Cover the dough and let it sit in a warm spot for about an hour.  It will be puffy when you uncover it, so punch it down.  Line a casserole dish in plastic wrap and push the dough into the pan, then cover it with more plastic wrap.  Use your hands to spread it out evenly all across the dish and place it in your freezer for 20 minutes or refrigerate it overnight.  When you take it out, brush it on both sides with 6 tablespoons of melted butter.




Now combine 3/4 cup of sugar with a tablespoon of cinnamon in a bowl.




Sprinkle this mixture over the entire surface of the dough.
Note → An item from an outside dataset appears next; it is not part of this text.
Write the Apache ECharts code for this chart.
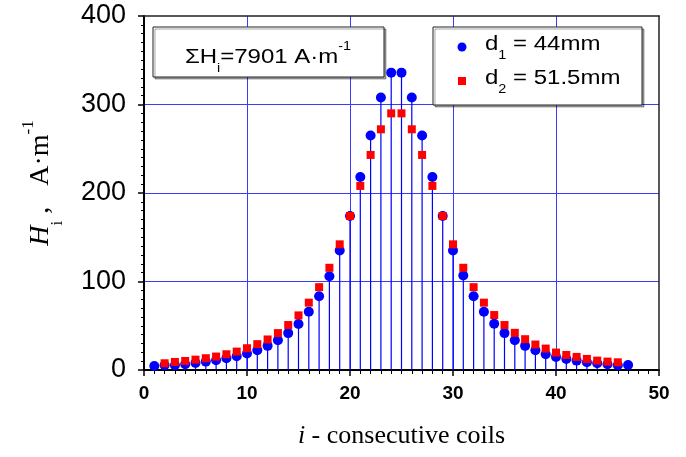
<!DOCTYPE html>
<html>
<head>
<meta charset="utf-8">
<script src="https://cdn.jsdelivr.net/npm/echarts@6/dist/echarts.min.js"></script>
<style>html,body{margin:0;padding:0;background:#fff}#c{width:686px;height:457px}</style>
</head>
<body>
<div id="c"></div>
<script>
// coil index and field strength Hi (A·m^-1)
const coilsD1 = [1,2,3,4,5,6,7,8,9,10,11,12,13,14,15,16,17,18,19,20,21,22,23,24,25,26,27,28,29,30,31,32,33,34,35,36,37,38,39,40,41,42,43,44,45,46,47];
const hD1 = [4.5,5.3,5.3,6.4,8.0,9.5,11,13.3,15.5,18.6,22.3,27.3,33.7,41.7,51.9,65.9,83.3,106,
             135,174,218,265,308,336,336,308,265,218,174,135,
             106.8,83.3,65.9,52.3,41.7,33.7,27.3,22.3,17.8,14.8,12.5,10.6,8.7,7.6,6.4,5.3,5.7];
const coilsD2 = [2,3,4,5,6,7,8,9,10,11,12,13,14,15,16,17,18,19,20,21,22,23,24,25,26,27,28,29,30,31,32,33,34,35,36,37,38,39,40,41,42,43,44,45,46];
const hD2 = [7.6,9.1,10.2,11.7,13.3,15.2,17.8,20.8,24.6,29.2,34.5,41.7,50.8,61.7,76.1,93.6,115.5,
             142,174,208,243,272,290,290,272,243,208,174,142,
             115.5,93.6,76.1,62.1,50.8,42,34.8,28.8,24.2,19.7,17,14.8,12.5,10.6,9.5,8.7];
const xTicks = {min: 0, max: 50, step: 10};
const yTicks = {min: 0, max: 400, step: 100};
const legendNames = ['d1 = 44mm', 'd2 = 51.5mm'];
const sumText = '7901';

const serif = 'Liberation Serif';
const sans = 'Liberation Sans';
const blue = '#0000ff';
const red = '#ff0000';
const gridBlue = '#3b3bff';

const chart = echarts.init(document.getElementById('c'), null, {renderer: 'canvas'});

function richSet(F, fam, P) {
  return {
    n:  {fontSize: F, fontFamily: fam, color: '#000', lineHeight: F + 2, verticalAlign: 'top', padding: [P,0,0,0]},
    it: {fontSize: F, fontFamily: fam, fontStyle: 'italic', color: '#000', lineHeight: F + 2, verticalAlign: 'top', padding: [P,0,0,0]},
    sub:{fontSize: Math.round(F*0.62), fontFamily: fam, color: '#000', lineHeight: Math.round(F*0.62), verticalAlign: 'top', padding: [P + Math.round(F*0.78),0,0,0]},
    sup:{fontSize: Math.round(F*0.62), fontFamily: fam, color: '#000', lineHeight: Math.round(F*0.62), verticalAlign: 'top', padding: [0,0,0,0]}
  };
}

const option = {
  animation: false,
  backgroundColor: '#fff',
  grid: {left: 144, right: 27, top: 16, bottom: 87, containLabel: false},
  xAxis: [{
    type: 'value', min: xTicks.min, max: xTicks.max, interval: xTicks.step,
    axisLine: {show: true, onZero: false, lineStyle: {color: '#000', width: 2}},
    axisTick: {show: true, length: 6, lineStyle: {color: '#000', width: 1.5}},
    minorTick: {show: true, splitNumber: 10, length: 4, lineStyle: {color: '#000', width: 1}},
    axisLabel: {fontSize: 19, fontWeight: 'bold', fontFamily: sans, color: '#000', margin: 14},
    splitLine: {show: true, showMinLine: false, showMaxLine: false, lineStyle: {color: gridBlue, width: 1}},
    name: '{it|i}{n| - consecutive coils}',
    nameLocation: 'middle', nameGap: 53,
    nameTextStyle: {rich: {
      it: {fontSize: 26, fontFamily: serif, fontStyle: 'italic', color: '#000'},
      n: {fontSize: 26, fontFamily: serif, color: '#000'}
    }}
  }, {
    type: 'value', position: 'top', min: xTicks.min, max: xTicks.max, interval: xTicks.step, z: 5,
    axisLine: {show: true, onZero: false, lineStyle: {color: '#222', width: 1.5}},
    axisTick: {show: false}, axisLabel: {show: false}, splitLine: {show: false}
  }],
  yAxis: [{
    type: 'value', min: yTicks.min, max: yTicks.max, interval: yTicks.step,
    axisLine: {show: true, onZero: false, lineStyle: {color: '#000', width: 2}},
    axisTick: {show: true, length: 6, lineStyle: {color: '#000', width: 1.5}},
    minorTick: {show: true, splitNumber: 10, length: 3, lineStyle: {color: '#000', width: 1}},
    axisLabel: {fontSize: 27, fontFamily: sans, color: '#000', margin: 18},
    splitLine: {show: true, showMinLine: false, showMaxLine: false, lineStyle: {color: gridBlue, width: 1}},
    name: '{it|H}{sub|i}{n| ,   A·m}{sup|-1}',
    nameLocation: 'middle', nameGap: 94, nameRotate: 90,
    nameTextStyle: {rich: richSet(28, serif, 7), padding: [0, 0, 0, 20]}
  }, {
    type: 'value', position: 'right', min: yTicks.min, max: yTicks.max, interval: yTicks.step, z: 5,
    axisLine: {show: true, onZero: false, lineStyle: {color: '#222', width: 1.5}},
    axisTick: {show: false}, axisLabel: {show: false}, splitLine: {show: false}
  }],
  series: [{
    name: 'stems', type: 'bar', silent: true, barWidth: 1.2,
    itemStyle: {color: blue},
    data: coilsD1.map((c, k) => [c, hD1[k]]), z: 2
  }, {
    name: legendNames[0], type: 'scatter', symbol: 'circle', symbolSize: 10,
    itemStyle: {color: blue, opacity: 1},
    data: coilsD1.map((c, k) => [c, hD1[k]]), z: 3
  }, {
    name: legendNames[1], type: 'scatter', symbol: 'rect', symbolSize: 8,
    itemStyle: {color: red, opacity: 1},
    data: coilsD2.map((c, k) => [c, hD2[k]]), z: 4
  }],
  graphic: [
    {type: 'rect', z: 100, shape: {x: 153, y: 27, width: 231, height: 50},
     style: {fill: '#fff', stroke: '#222', lineWidth: 1, shadowColor: 'rgba(0,0,0,0.35)', shadowOffsetX: 2, shadowOffsetY: 2, shadowBlur: 0}},
    {type: 'text', z: 101, x: 268, y: 41, scaleX: 1.2,
     style: {text: '{n|ΣH}{sub|i}{n|=' + sumText + ' A·m}{sup|-1}', align: 'center', verticalAlign: 'top', rich: richSet(20, sans, 6)}},
    {type: 'rect', z: 100, shape: {x: 433, y: 27, width: 209, height: 78},
     style: {fill: '#fff', stroke: '#222', lineWidth: 1, shadowColor: 'rgba(0,0,0,0.35)', shadowOffsetX: 2, shadowOffsetY: 2, shadowBlur: 0}},
    {type: 'circle', z: 101, shape: {cx: 462, cy: 47, r: 4.5}, style: {fill: blue}},
    {type: 'rect', z: 101, shape: {x: 458, y: 77, width: 8, height: 8}, style: {fill: red}},
    {type: 'text', z: 101, x: 485, y: 34, scaleX: 1.2,
     style: {text: '{n|d}{sub|1}{n| = 44mm}', align: 'left', verticalAlign: 'top', rich: richSet(20, sans, 0)}},
    {type: 'text', z: 101, x: 485, y: 68, scaleX: 1.2,
     style: {text: '{n|d}{sub|2}{n| = 51.5mm}', align: 'left', verticalAlign: 'top', rich: richSet(20, sans, 0)}}
  ]
};
chart.setOption(option);
</script>
</body>
</html>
Then use a pizza cutter to slice the dough up into 12 strips …




… and cut each of those strips into 6 pieces, so you have a bunch of squares.




Grease your Bundt pan and sprinkle raw sugar along the inside.  Use your hands to roll each dough square into a ball, then gently place them all around the inside of the pan.




Cover the pan and let the dough rise for another 45 minutes, then bake the monkey bread at 350°F for 25-35 minutes until it’s golden brown.




While the monkey bread is cooling, you can make the caramel:  place a cup of sugar, 1/8 teaspoon of cream of tartar, and 3 tablespoons of water in a saucepan.




Bring these ingredients to a boil over medium heat, using a spatula to scrape down the sides of the pan, and then turn the heat down to medium-low and watch your mixture carefully.




After about 4 minutes everything should start turning  golden brown.  Keep the boil going but make sure to swirl the mixture around every so often, and after another 4 minutes or so the color should darken further and a little smoke should rise up.  Take the pan off the heat when this happens and add in 4 tablespoons of butter.




Stir constantly to fully incorporate the butter, then slowly mix in 1/2 cup of heavy cream and a pinch of salt.




Once the caramel is ready, use a frosting spatula to gently loosen the monkey bread from its pan.  Invert it over a plate, then pour the caramel evenly over the entire surface and serve!




As you might imagine, everyone’s going to end up with some sticky fingers when you dive into this, but it’s totally worth it.  The monkey bread comes out warm, soft, and chewy, and making the caramel sauce yourself adds a nice homemade touch.  All of it comes together into a sweet and unique comfort food that’s a perfect start to your day.  Supposedly Nancy Reagan had this on offer one Christmas in the White House, so if it’s good enough for the presidency then it’s excellent for your brunch table.